- _Direction_:
Check every line of the entries that follow, and copy the ones containing "Python".
## begin Exercise materials
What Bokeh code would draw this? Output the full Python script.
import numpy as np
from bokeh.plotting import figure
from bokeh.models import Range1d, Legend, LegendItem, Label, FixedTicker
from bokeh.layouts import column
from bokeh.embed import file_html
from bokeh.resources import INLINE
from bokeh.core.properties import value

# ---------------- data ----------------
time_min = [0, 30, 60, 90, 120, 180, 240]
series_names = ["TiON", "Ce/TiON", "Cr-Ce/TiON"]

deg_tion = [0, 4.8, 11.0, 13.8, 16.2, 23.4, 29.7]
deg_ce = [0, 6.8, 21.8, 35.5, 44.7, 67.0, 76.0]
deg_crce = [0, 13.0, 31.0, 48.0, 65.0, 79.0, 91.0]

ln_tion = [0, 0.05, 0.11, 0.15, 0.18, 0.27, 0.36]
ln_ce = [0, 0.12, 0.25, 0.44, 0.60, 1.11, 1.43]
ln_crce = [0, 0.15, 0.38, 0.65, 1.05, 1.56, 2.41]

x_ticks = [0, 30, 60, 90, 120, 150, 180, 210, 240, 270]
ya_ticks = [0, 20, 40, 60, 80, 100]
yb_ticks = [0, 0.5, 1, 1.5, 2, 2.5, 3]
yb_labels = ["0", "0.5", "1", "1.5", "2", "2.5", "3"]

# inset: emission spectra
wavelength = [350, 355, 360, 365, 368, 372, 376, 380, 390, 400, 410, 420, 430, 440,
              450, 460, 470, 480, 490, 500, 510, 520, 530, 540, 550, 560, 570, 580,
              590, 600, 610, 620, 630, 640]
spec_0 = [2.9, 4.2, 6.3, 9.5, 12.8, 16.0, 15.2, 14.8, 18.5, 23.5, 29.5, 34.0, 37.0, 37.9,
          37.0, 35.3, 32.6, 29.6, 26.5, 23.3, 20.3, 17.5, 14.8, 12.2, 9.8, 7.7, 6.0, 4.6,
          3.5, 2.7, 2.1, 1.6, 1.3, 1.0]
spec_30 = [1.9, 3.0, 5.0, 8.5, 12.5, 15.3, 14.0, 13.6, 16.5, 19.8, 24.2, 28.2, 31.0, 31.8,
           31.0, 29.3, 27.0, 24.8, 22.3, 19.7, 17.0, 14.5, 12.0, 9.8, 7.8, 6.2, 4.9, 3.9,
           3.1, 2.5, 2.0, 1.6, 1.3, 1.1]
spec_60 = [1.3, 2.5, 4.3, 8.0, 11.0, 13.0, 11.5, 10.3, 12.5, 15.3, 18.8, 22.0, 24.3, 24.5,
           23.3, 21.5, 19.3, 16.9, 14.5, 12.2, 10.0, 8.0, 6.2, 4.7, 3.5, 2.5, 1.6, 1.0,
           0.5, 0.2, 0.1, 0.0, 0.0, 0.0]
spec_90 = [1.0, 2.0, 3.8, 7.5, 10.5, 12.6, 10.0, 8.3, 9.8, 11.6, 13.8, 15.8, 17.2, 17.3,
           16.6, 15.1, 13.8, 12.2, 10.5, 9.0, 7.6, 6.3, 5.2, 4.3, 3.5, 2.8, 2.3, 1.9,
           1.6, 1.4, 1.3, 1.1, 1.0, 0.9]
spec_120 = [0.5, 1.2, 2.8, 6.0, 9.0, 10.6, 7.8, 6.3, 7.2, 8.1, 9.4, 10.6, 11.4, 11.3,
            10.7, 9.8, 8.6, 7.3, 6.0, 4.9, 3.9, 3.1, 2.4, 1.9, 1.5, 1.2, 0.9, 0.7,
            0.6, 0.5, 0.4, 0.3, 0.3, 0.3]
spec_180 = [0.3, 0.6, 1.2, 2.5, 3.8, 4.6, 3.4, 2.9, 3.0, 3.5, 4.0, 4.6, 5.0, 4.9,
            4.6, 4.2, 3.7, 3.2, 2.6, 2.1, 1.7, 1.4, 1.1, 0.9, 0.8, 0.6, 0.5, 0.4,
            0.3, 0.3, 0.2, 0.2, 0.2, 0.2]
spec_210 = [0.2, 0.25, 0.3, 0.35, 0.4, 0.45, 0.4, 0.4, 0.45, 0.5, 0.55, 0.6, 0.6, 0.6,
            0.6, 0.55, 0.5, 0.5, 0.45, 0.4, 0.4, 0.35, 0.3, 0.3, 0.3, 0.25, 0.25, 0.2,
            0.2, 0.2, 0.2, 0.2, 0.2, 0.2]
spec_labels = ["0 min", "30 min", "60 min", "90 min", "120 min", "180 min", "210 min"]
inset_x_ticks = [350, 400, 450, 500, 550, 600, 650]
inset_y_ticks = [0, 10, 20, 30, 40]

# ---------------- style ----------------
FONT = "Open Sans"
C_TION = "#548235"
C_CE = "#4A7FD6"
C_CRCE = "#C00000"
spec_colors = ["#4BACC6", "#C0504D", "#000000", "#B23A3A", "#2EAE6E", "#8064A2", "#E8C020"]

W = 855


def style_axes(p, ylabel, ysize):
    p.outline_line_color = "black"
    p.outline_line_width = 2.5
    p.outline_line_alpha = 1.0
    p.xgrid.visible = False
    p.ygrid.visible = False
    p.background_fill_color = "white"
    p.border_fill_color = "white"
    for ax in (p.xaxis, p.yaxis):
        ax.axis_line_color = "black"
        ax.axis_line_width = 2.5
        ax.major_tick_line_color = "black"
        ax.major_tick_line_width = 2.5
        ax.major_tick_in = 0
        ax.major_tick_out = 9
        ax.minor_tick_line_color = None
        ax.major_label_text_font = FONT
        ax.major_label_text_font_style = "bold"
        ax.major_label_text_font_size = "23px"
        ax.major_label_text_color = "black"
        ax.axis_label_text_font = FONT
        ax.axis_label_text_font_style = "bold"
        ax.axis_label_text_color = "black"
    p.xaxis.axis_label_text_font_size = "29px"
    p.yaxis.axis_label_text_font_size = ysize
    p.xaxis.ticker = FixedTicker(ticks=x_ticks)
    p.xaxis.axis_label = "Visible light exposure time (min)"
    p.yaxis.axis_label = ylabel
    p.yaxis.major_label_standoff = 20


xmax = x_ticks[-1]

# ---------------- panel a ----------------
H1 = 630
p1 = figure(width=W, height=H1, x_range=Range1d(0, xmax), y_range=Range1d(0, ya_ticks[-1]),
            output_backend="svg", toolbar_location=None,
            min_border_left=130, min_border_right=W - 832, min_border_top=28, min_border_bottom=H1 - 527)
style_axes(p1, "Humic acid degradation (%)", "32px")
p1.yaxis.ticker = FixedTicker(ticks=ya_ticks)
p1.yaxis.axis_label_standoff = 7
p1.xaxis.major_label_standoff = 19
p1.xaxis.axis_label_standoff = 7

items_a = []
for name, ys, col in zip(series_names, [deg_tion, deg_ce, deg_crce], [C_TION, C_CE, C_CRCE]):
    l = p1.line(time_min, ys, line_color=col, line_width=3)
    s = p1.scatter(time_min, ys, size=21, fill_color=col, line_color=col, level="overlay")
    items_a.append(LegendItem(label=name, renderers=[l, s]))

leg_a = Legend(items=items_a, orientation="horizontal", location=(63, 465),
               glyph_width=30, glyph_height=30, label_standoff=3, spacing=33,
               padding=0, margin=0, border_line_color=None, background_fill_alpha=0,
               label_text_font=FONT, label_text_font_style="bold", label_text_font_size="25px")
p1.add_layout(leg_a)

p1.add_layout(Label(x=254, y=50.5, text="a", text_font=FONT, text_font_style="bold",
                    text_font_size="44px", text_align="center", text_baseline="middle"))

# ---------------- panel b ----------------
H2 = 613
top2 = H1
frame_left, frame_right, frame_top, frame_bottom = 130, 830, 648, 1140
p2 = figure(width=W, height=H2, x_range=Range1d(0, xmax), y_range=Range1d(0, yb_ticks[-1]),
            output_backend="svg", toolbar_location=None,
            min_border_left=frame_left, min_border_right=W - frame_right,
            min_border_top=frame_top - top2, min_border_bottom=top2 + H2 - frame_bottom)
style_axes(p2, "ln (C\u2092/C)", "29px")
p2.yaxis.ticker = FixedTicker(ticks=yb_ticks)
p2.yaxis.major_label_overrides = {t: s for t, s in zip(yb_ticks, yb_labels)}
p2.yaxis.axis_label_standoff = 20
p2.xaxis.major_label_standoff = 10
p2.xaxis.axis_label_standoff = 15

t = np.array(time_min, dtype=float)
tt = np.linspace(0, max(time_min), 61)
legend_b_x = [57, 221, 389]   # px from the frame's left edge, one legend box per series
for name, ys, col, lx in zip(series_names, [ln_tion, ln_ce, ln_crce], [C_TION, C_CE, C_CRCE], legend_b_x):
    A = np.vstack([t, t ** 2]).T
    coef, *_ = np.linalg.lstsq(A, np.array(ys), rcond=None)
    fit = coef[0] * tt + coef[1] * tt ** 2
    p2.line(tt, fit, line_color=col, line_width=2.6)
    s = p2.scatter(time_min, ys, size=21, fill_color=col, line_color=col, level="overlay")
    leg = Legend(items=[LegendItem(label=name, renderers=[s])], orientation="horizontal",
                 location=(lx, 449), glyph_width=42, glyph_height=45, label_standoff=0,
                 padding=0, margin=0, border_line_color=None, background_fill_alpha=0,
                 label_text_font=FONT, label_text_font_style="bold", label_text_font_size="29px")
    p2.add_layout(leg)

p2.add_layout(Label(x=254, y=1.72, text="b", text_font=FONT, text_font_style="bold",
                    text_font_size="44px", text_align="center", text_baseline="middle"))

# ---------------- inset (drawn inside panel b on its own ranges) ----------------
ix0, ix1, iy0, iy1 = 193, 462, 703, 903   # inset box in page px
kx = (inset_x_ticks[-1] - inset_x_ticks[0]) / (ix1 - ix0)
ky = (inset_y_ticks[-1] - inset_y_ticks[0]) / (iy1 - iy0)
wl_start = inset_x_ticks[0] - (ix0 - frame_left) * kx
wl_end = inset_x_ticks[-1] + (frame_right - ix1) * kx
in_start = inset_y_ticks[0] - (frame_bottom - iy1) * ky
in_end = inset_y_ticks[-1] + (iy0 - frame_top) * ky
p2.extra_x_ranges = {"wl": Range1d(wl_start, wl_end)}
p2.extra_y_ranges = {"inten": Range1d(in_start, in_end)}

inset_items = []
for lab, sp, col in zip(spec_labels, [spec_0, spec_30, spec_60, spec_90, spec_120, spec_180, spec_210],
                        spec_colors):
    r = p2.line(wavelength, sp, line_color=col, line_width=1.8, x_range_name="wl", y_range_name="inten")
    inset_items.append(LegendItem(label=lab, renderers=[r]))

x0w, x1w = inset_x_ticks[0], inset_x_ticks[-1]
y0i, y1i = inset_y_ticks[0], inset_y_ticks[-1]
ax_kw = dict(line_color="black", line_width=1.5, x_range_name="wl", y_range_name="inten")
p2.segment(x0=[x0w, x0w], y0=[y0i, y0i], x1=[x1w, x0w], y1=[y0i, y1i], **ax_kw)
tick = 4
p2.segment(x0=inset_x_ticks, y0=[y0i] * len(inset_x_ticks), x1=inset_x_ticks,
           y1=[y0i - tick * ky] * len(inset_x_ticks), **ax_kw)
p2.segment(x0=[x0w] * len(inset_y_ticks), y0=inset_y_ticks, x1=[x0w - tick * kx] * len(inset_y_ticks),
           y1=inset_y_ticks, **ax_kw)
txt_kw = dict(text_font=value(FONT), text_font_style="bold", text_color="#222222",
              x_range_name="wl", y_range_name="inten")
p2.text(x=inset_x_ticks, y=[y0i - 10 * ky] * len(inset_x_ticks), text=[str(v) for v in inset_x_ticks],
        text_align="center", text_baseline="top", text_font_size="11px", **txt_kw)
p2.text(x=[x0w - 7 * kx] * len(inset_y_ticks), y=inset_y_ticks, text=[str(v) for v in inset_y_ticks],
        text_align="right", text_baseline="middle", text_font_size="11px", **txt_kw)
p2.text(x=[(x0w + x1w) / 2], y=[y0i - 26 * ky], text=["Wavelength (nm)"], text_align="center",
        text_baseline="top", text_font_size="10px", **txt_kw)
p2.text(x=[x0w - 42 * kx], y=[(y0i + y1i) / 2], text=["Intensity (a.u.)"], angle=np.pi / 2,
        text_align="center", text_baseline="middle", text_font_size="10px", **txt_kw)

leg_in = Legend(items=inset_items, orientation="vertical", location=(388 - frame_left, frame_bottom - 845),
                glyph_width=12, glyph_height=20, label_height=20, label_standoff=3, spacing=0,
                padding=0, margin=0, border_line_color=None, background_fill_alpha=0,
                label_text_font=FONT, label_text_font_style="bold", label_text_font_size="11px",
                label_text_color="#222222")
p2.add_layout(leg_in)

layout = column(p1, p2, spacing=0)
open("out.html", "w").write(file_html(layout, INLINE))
## end Exercise materials
## begin Exercise materials
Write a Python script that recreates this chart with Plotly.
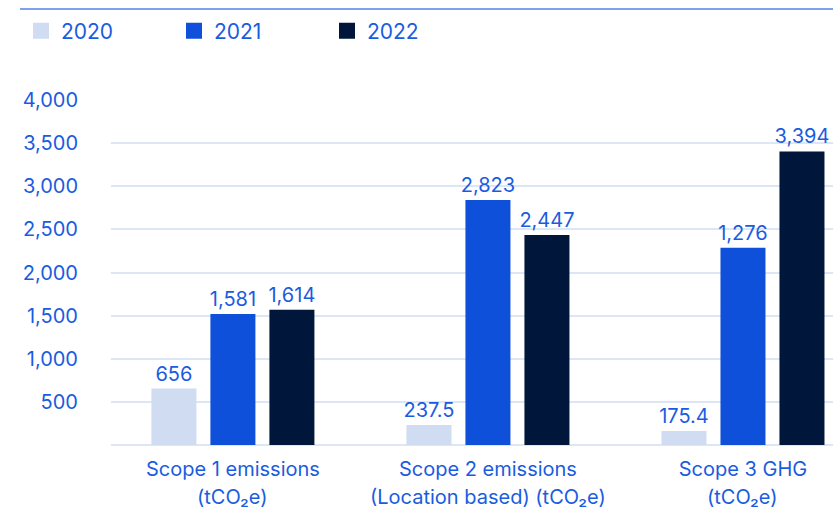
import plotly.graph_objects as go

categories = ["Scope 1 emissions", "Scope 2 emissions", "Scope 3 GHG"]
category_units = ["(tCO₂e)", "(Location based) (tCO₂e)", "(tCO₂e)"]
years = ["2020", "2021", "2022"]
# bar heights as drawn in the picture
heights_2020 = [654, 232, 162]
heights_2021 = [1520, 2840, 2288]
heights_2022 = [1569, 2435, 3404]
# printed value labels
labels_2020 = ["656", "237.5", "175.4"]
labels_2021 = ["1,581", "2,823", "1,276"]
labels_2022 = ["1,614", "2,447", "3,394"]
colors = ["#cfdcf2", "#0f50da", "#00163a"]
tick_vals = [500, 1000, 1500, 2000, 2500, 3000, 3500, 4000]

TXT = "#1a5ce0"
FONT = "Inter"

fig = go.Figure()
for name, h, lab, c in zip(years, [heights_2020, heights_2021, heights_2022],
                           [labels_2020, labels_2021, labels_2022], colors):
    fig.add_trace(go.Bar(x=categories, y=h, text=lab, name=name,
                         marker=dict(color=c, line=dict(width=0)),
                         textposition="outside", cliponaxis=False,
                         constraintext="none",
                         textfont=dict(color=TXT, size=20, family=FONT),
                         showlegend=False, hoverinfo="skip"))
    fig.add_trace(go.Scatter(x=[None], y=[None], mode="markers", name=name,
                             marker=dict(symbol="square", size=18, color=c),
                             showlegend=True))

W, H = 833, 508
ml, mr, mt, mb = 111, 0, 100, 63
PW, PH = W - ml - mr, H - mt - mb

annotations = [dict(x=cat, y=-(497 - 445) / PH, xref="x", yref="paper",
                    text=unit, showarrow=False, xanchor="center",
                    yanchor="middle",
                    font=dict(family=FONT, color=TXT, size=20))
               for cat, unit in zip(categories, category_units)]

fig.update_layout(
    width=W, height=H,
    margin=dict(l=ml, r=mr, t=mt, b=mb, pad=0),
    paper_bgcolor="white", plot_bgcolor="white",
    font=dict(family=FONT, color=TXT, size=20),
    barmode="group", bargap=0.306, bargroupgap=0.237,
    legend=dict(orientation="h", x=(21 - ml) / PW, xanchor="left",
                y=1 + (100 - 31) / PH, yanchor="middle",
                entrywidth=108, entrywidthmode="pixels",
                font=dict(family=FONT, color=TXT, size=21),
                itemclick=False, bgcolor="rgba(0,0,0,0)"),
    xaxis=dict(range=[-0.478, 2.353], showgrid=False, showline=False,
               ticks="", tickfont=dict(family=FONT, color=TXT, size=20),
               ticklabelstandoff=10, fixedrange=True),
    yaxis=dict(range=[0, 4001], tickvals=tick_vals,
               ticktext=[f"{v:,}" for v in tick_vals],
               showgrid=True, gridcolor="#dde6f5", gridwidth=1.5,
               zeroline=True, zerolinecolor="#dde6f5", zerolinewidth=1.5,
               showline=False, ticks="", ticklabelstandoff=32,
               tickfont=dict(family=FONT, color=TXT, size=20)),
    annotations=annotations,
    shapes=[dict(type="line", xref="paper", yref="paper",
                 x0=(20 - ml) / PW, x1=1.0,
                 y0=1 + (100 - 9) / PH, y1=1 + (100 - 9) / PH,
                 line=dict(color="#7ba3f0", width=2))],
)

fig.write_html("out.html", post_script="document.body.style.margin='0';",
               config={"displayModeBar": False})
## end Exercise materials
- _Exercise output_:
What Bokeh code would draw this? Output the full Python script.
Write a Python script that recreates this chart with Plotly.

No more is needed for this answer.